I like this approach and it works very well (although I don’t always remember to type “source activate obspy” before running my scripts).
However I have found a difficulty when I call a python script that needs obspy from within a bash shell script. Instead of running the “obspy” environment, the python script uses the default python3 environment. I have tried including “source activate obspy” in the shell script but that does not help.
The solution I found is replacing the usual initial she-bang in the python script:
#!/usr/bin/env python3
with:
#!/Users/antonio/anaconda/envs/obspy/bin/python
However I find this not very elegant, nor portable. Does anybody know of a better way of doing this?
Many thanks!
Antonio
Antonio Villaseñor
Institute of Earth Sciences Jaume Almera (ICTJA-CSIC)
c/ Lluís Solé i Sabarís s/n
08028 Barcelona, Spain
calling `source activate obspy` before you run the shell script should
work. Then just use `python script.py` in the bash script.

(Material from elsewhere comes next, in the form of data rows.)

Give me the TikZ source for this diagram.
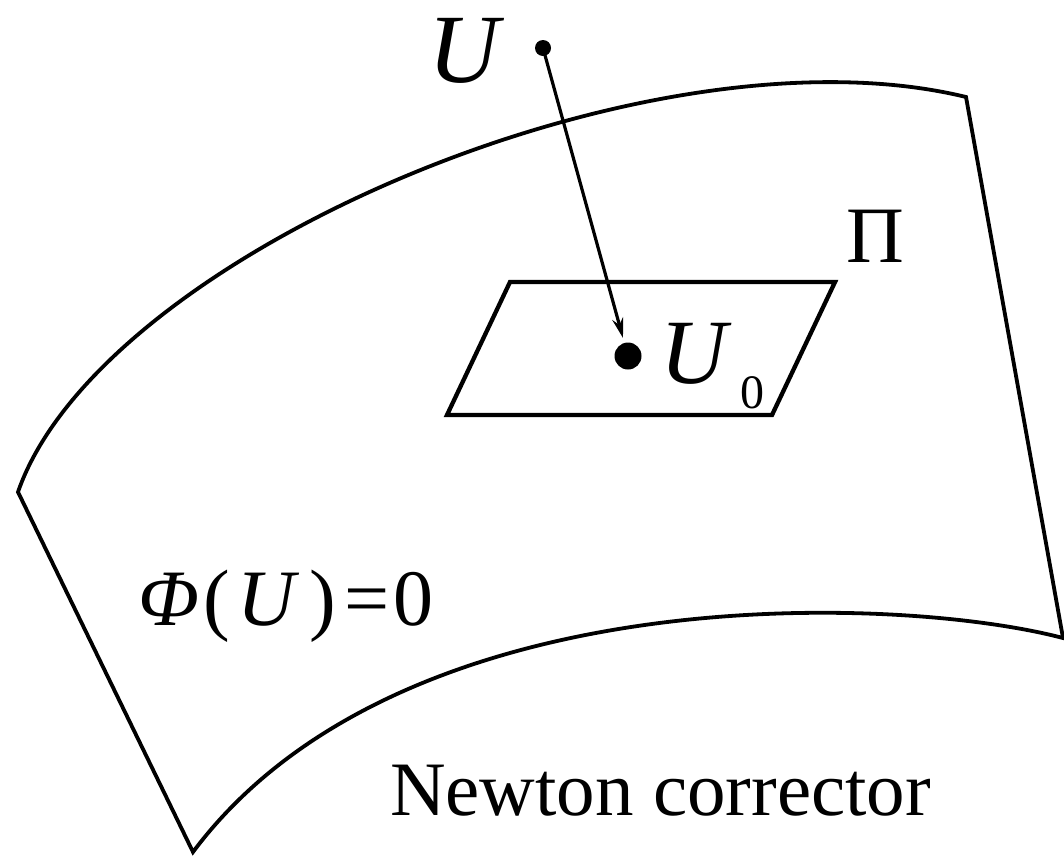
\documentclass[tikz,border=0pt]{standalone}
\usepackage{fontspec}
\setmainfont{Liberation Serif}
\usetikzlibrary{arrows.meta}
\begin{document}
\begin{tikzpicture}[x=1pt,y=-1pt,
  edge/.style={line width=3.8pt,line join=miter},
  plane/.style={line width=4.3pt,line join=miter},
  lbl/.style={inner sep=0pt,anchor=base west},
  ptdot/.style={circle,fill=black,inner sep=0pt}]
\useasboundingbox (0,0) rectangle (1064,855);
% surface
\coordinate (A) at (18,492);
\coordinate (B) at (966,97);
\coordinate (C) at (1063,638);
\coordinate (D) at (193,852);
\draw[edge] (A) .. controls (100,255) and (650,20) .. (B) -- (C)
  .. controls (900,595) and (400,575) .. (D) -- cycle;
% plane
\coordinate (P1) at (510,282);
\coordinate (P2) at (835,282);
\coordinate (P3) at (772,415);
\coordinate (P4) at (447,415);
\draw[plane] (P1) -- (P2) -- (P3) -- (P4) -- cycle;
% points
\node[ptdot,minimum size=16pt] (u) at (543,48) {};
\node[ptdot,minimum size=27pt] (u0) at (628,356) {};
\draw[line width=3.2pt,-{Stealth[length=20pt,width=11pt]}] (u.center) -- (623,338) coordinate (tip);
% labels
\node[lbl,font=\fontsize{98}{100}\selectfont] (lu) at (428,82) {\textit{U}};
\node[lbl,font=\fontsize{92}{100}\selectfont] (lu0) at (660,383) {\textit{U}};
\node[lbl,font=\fontsize{48}{50}\selectfont] (l0) at (740,408) {0};
\node[lbl,font=\fontsize{80}{90}\selectfont] (lpi) at (846,262) {Π};
\node[lbl,font=\fontsize{80}{90}\selectfont] (lphi) at (138,625)
  {\textit{Φ}\kern4pt(\kern8pt\textit{U}\kern10pt)\kern8pt=\kern4pt0};
\node[lbl,font=\fontsize{77}{80}\selectfont] (lnc) at (390,815) {Newton corrector};
\end{tikzpicture}
\end{document}
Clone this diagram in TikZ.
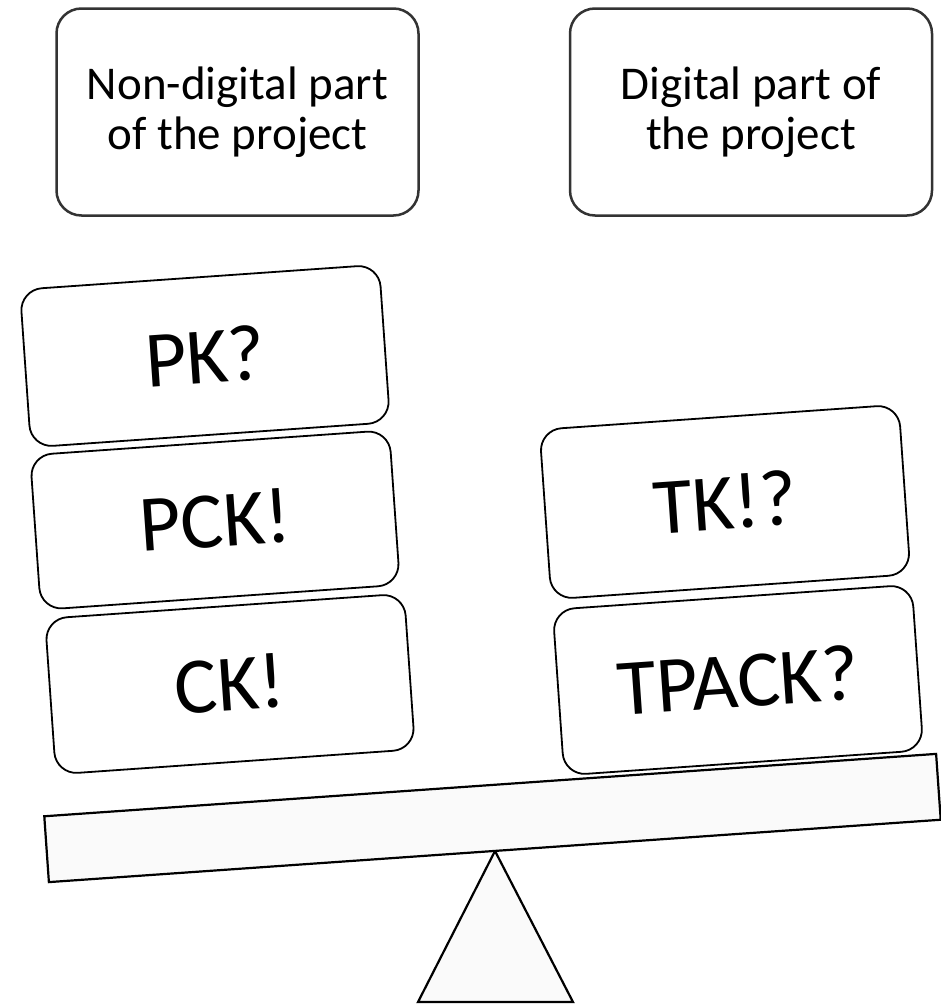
\documentclass[tikz,border=0pt]{standalone}
\usepackage{fontspec}
\setmainfont{Carlito}
\begin{document}
\begin{tikzpicture}[x=1pt,y=-1pt,
  topbox/.style={draw=black!80, line width=2.5pt, rounded corners=25pt, fill=white,
    minimum width=362pt, minimum height=207pt, align=center, inner sep=0pt,
    font=\fontsize{47}{50}\selectfont},
  kbox/.style={draw=black, line width=1.8pt, rounded corners=22pt, fill=white,
    minimum width=360pt, rotate=4, inner sep=0pt,
    font=\fontsize{80}{90}\selectfont},
  basepart/.style={draw=black, line width=2.2pt, fill=black!2, line join=miter}]
\useasboundingbox (0,0) rectangle (940,1004);

% top labels
\node[topbox] (nondig) at (237.5,112) {Non-digital part\\of the project};
\node[topbox] (dig) at (751,112) {Digital part of\\the project};

% seesaw: fulcrum first, then the beam on top of its apex
\coordinate (apex) at (495,851);
\coordinate (tl) at (418,1002);
\coordinate (tr) at (573,1002);
\draw[basepart] (apex) -- (tr) -- (tl) -- cycle;
\node[basepart, rotate=4, minimum width=894pt, minimum height=66pt, inner sep=0pt] (beam) at (492.5,818) {};

% left stack
\node[kbox, minimum height=156pt] (ck) at (230,684) {CK!};
\node[kbox, minimum height=155pt] (pck) at (215,520) {PCK!};
\node[kbox, minimum height=158pt] (pk) at (205,356) {PK?};

% right stack
\node[kbox, minimum height=166pt] (tpack) at (738,680) {TPACK?};
\node[kbox, minimum height=170pt] (tk) at (725,502) {TK!?};
\end{tikzpicture}
\end{document}
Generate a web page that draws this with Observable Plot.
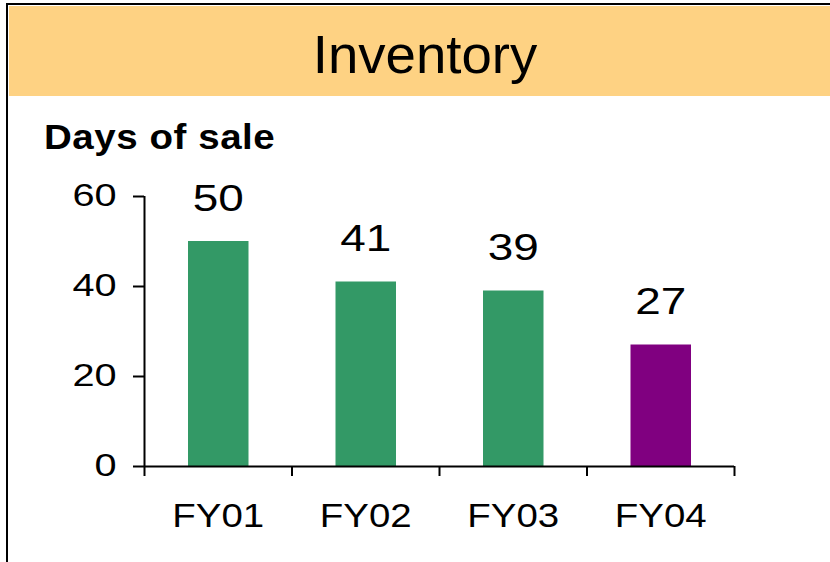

This is IMHO also the most portable solution as people might want to run
it with different environments so it should not be hard-coded in the
bash script.
If that is no acceptable to you for some reason you can also directly
use the python binary in the obspy environment in the bash script:
Thanks for the suggestion, it does work and it is indeed more portable than my quick fix!
However, while testing your solution I found that my problem was caused by something else: my shell script is a C-shell script, not bash. Therefore, the environment defined when you do “source activate obspy” in bash, is not passed to the C-shell script.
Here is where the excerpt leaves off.